For the current quarter, Amazon forecasts net sales of $159 billion to $164 billion and operating income of $13 billion to $17.5 billion, a bounce of between 7% and 11%. The wide range, Olsavsky noted, “reflects the complex external environment,” including tariffs and a seasonal jump in stock-based compensation.

Pressed repeatedly on the potential for higher tariffs, Jassy said demand had not yet softened. If anything, he said, Amazon has seen “heightened buying in certain categories that may indicate stocking up in advance of any potential tariff impact.” The company pulled forward inventory in the first quarter, while many marketplace merchants accelerated shipments to U.S. warehouses, a tactic aimed at insulating customers from price spikes.

Amazon’s risk, he argued, is muted relative to rivals. Many traditional retailers buy from middlemen who themselves import from China, “so the total tariff will be higher for these retailers than for China-direct sellers” on Amazon’s platform, Jassy said.

With more than 2 million global sellers and “hundreds of millions of unique SKUs,” Jassy expects that breadth to cushion any sudden shifts in sourcing or consumer tastes.

“When there are uncertain environments, customers tend to choose the provider they trust most,” he said.  

Behind the scenes, Amazon is pushing through the next wave of efficiency projects that helped power its recent margin rebound.

Rearchitecting the inbound freight network to align with the regional fulfillment model “drove productivity in our fulfillment and transportation network,” Olsavsky said, allowing record one-day and same-day delivery volumes while holding down per-package costs.

Excluding one-time charges tied to returned merchandise and early tariff buys, first-quarter operating margins would have been 7.2% in North America and 3.7% internationally.

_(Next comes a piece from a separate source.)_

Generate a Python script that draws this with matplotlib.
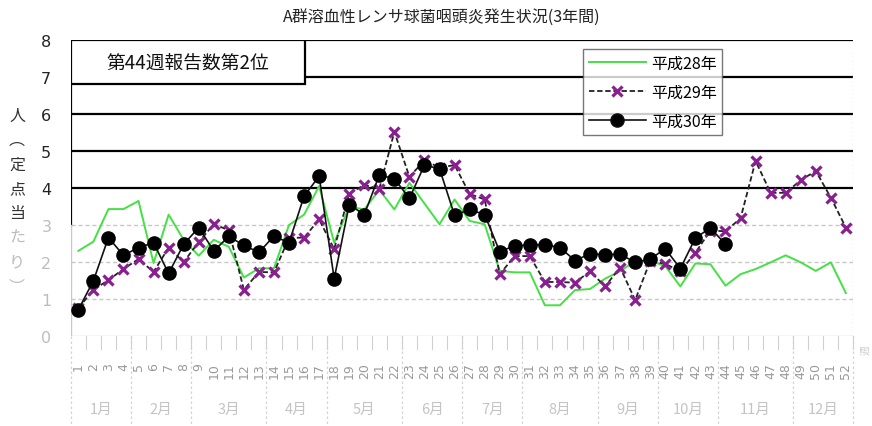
import matplotlib
matplotlib.use("Agg")
import matplotlib.pyplot as plt
from matplotlib.lines import Line2D
from matplotlib.patches import Rectangle

plt.rcParams['font.family'] = ['Noto Sans CJK JP', 'DejaVu Sans']

weeks = list(range(1, 53))
week_labels = [str(w) for w in weeks]
months = ["1月", "2月", "3月", "4月", "5月", "6月", "7月", "8月", "9月", "10月", "11月", "12月"]
month_weeks = [4, 4, 5, 4, 5, 4, 4, 5, 4, 4, 5, 4]

h28 = [2.30, 2.55, 3.43, 3.43, 3.65, 1.97, 3.28, 2.60, 2.17, 2.60,
       2.41, 1.58, 1.83, 1.83, 3.00, 3.28, 4.05, 2.52, 3.50, 3.42,
       3.95, 3.42, 4.14, 3.58, 3.02, 3.69, 3.11, 3.02, 1.76, 1.72,
       1.72, 0.83, 0.83, 1.24, 1.27, 1.55, 1.75, 2.03, 2.03, 1.89,
       1.34, 1.96, 1.94, 1.36, 1.67, 1.81, 1.99, 2.18, 1.99, 1.76,
       1.99, 1.16]
h29 = [0.75, 1.25, 1.51, 1.81, 2.08, 1.73, 2.39, 2.00, 2.54, 3.02,
       2.86, 1.25, 1.73, 1.72, 2.65, 2.66, 3.15, 2.35, 3.85, 4.08,
       3.98, 5.52, 4.30, 4.75, 4.55, 4.62, 3.84, 3.69, 1.67, 2.16,
       2.16, 1.46, 1.46, 1.44, 1.75, 1.34, 1.85, 0.97, 2.03, 1.95,
       1.75, 2.25, 2.85, 2.83, 3.18, 4.73, 3.87, 3.87, 4.21, 4.46,
       3.74, 2.93]
h30 = [0.71, 1.49, 2.66, 2.18, 2.39, 2.52, 1.69, 2.48, 2.93, 2.30,
       2.69, 2.45, 2.26, 2.70, 2.52, 3.78, 4.32, 1.55, 3.55, 3.28,
       4.35, 4.25, 3.72, 4.62, 4.52, 3.26, 3.42, 3.28, 2.28, 2.44,
       2.46, 2.47, 2.39, 2.04, 2.22, 2.20, 2.21, 1.99, 2.08, 2.36,
       1.82, 2.65, 2.92, 2.48]

title = "A群溶血性レンサ球菌咽頭炎発生状況(3年間)"
box_text = "第44週報告数第2位"
series_names = ["平成28年", "平成29年", "平成30年"]
ylabel_chars = ["人", "︵", "定", "点", "当", "た", "り", "︶"]

fig = plt.figure(figsize=(8.72, 4.27), dpi=100)
ax = fig.add_axes([70.8 / 872, 1 - 337 / 427, 782.6 / 872, 296 / 427])
ax.set_xlim(0.5, 52.5)
ax.set_ylim(0, 8)

# grid
for v in [4, 5, 6, 7]:
    ax.axhline(v, color='black', lw=1.6, zorder=1)
for v in [1, 2, 3]:
    ax.axhline(v, color='#c8c8c8', lw=1.0, ls=(0, (3, 2)), zorder=1)

for s in ax.spines.values():
    s.set_visible(False)
ax.axhline(8, color='black', lw=1.6, zorder=1)
ax.axhline(0, color='#cfcfcf', lw=1.0, zorder=1)
ax.axvline(0.5, ymin=3 / 8, ymax=1, color='black', lw=1.6, zorder=1)
ax.axvline(0.5, ymin=0, ymax=3 / 8, color='#c8c8c8', lw=1.0, zorder=1)
ax.axvline(52.5, color='#c8c8c8', lw=1.0, ls=(0, (1, 2)), zorder=1)

ax.plot(weeks, h28, color='#44e044', lw=1.4, zorder=3)
ax.plot(weeks, h29, color='#222222', lw=1.3, ls=(0, (3, 1.5)), marker='x',
        markersize=7.5, markeredgewidth=2.3, markeredgecolor='#8a1f8f', zorder=4)
ax.plot(weeks[:len(h30)], h30, color='#111111', lw=1.2, marker='o',
        markersize=9.5, markerfacecolor='black', markeredgecolor='black', zorder=5)

# y ticks
ax.set_yticks(range(0, 9))
ax.tick_params(axis='y', length=0, pad=14)
for t in ax.get_yticklabels():
    t.set_fontsize(11.5)
    t.set_family(['Liberation Sans Narrow', 'DejaVu Sans'])
for v, t in zip(range(0, 9), ax.get_yticklabels()):
    t.set_color('#222222' if v >= 4 else '#bdbdbd')

# x tick labels
ax.set_xticks(weeks)
ax.set_xticklabels(week_labels, rotation=90, fontsize=9, color='#9a9a9a',
                   family=['DejaVu Sans'])
ax.tick_params(axis='x', length=0, pad=19)

# month labels and separators
start = 1
for m, n in zip(months, month_weeks):
    center = start + (n - 1) / 2
    ax.text(center, -1.97, m, ha='center', va='center', fontsize=10.5,
            color='#c4c4c4', transform=ax.transData, clip_on=False)
    ax.plot([start - 0.5, start - 0.5], [0, -2.4], color='#d4d4d4', lw=0.9,
            ls=(0, (2, 2)), clip_on=False, zorder=0)
    start += n
ax.plot([52.5, 52.5], [0, -2.4], color='#d4d4d4', lw=0.9, ls=(0, (2, 2)),
        clip_on=False, zorder=0)
for w in weeks:
    ax.plot([w + 0.5, w + 0.5], [0, -0.35], color='#d0d0d0', lw=0.8, clip_on=False)

ax.text(53.3, -0.35, "週", rotation=90, fontsize=7, color='#cccccc',
        ha='center', va='center', clip_on=False)

# title
fig.text(442 / 872, 1 - 18 / 427, title, ha='center', va='center', fontsize=11.5,
         color='#222222')

# y label vertical
ytop = 116
for i, ch in enumerate(ylabel_chars):
    col = '#333333' if i < 5 else '#bbbbbb'
    fig.text(17 / 872, 1 - (ytop + i * 24.5) / 427, ch, ha='center', va='center',
             fontsize=11.5, color=col)

# top-left box
ax.add_patch(Rectangle((0.5, 6.8), (305 - 70.8) / 15.05, 1.2, facecolor='white',
                       edgecolor='black', lw=1.6, zorder=6))
ax.text(0.5 + (305 - 70.8) / 15.05 / 2, 7.4, box_text, ha='center', va='center',
        fontsize=13.5, color='#111111', zorder=7)

# legend
handles = [
    Line2D([], [], color='#44e044', lw=1.4),
    Line2D([], [], color='#222222', lw=1.3, ls=(0, (3, 1.5)), marker='x',
           markersize=7.5, markeredgewidth=2.3, markeredgecolor='#8a1f8f'),
    Line2D([], [], color='#111111', lw=1.2, marker='o', markersize=9.5,
           markerfacecolor='black'),
]
leg = fig.legend(handles, series_names, loc='upper left',
                 bbox_to_anchor=(583 / 872, 1 - 50 / 427), frameon=True,
                 fancybox=False, edgecolor='#555555', fontsize=11.5,
                 handlelength=3.6, handletextpad=0.3, labelspacing=0.75,
                 borderpad=0.35, borderaxespad=0)
leg.get_frame().set_linewidth(1.0)
leg.set_zorder(10)

fig.savefig("out.png", dpi=100)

Looking ahead, Amazon will “build out same-day delivery sites, expand our rural delivery network, and add robotics and automation,” Olsavsky said, noting that the investments designed to protect profitability even if consumer demand slows.

Much of the call’s second half shifted from logistics to artificial intelligence. Jassy called the technology a once-in-a-generation platform shift and said Amazon Web Services already commands a “multibillion-dollar annual revenue run rate” in generative AI services, growing triple-digit percentages despite capacity constraints.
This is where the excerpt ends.